• Directive: Every line from the top of the records through the line containing "plt.rcParams['mathtext.fontset'] = 'stix'" should be retyped exactly; the pictures should not.

── Material ──

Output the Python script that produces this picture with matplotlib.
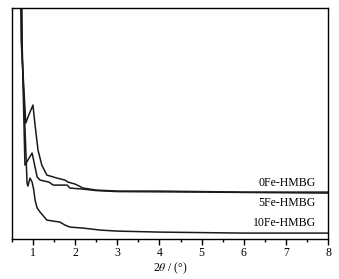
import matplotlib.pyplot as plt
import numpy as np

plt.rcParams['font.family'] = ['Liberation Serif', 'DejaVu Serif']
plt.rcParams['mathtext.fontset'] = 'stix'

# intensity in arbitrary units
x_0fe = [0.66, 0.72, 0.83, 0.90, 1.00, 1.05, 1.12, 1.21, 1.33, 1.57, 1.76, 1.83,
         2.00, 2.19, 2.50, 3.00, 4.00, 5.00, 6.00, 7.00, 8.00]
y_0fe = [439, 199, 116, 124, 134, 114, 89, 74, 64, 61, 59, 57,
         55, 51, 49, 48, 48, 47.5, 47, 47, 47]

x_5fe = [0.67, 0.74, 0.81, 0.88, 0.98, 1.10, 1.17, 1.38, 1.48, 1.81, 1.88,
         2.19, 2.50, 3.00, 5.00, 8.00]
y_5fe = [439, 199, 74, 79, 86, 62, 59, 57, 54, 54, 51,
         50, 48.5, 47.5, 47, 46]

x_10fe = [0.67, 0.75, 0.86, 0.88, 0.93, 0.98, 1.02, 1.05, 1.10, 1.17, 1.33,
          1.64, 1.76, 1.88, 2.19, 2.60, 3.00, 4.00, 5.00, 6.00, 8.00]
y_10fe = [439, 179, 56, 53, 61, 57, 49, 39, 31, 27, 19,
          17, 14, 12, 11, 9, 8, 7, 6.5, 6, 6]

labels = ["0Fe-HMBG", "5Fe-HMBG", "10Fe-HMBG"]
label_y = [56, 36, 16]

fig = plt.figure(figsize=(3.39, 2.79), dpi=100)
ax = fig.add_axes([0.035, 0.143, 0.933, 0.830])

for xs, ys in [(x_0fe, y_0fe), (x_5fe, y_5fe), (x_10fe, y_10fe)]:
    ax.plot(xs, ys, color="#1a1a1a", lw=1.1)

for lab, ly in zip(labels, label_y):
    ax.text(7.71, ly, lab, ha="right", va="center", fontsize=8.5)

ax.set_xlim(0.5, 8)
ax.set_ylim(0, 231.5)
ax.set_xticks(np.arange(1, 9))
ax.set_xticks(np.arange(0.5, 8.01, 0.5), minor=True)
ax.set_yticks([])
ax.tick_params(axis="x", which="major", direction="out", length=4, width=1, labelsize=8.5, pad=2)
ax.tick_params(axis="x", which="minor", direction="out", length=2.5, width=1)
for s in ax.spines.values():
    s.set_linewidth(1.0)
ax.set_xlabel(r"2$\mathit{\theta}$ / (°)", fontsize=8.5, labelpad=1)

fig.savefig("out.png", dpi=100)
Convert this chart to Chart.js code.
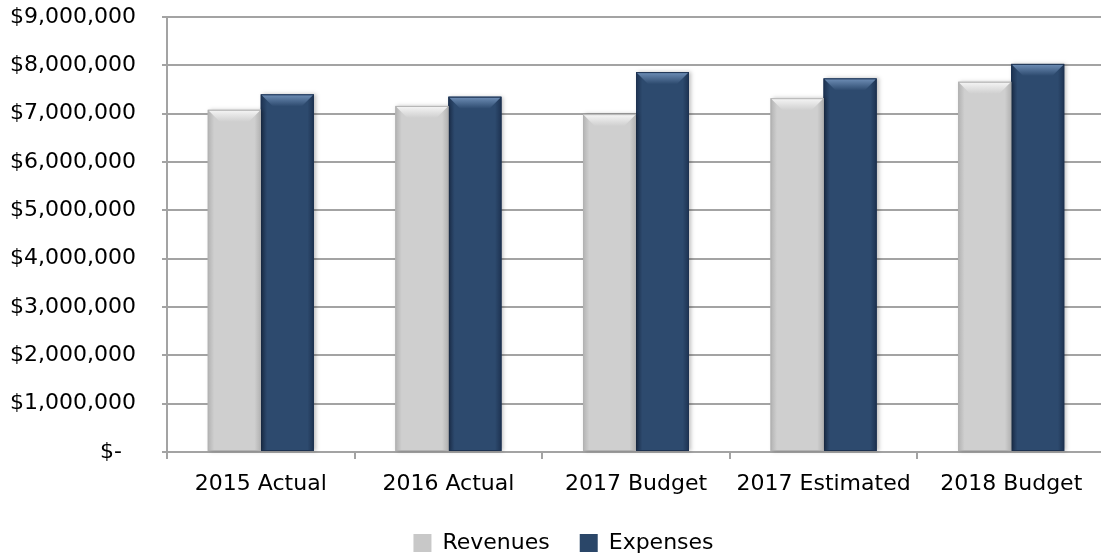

───

• Response to this exercise:
Output the Python script that produces this picture with matplotlib.
import matplotlib.pyplot as plt
import numpy as np

plt.rcParams['font.family'] = ['Liberation Serif', 'DejaVu Serif']
plt.rcParams['mathtext.fontset'] = 'stix'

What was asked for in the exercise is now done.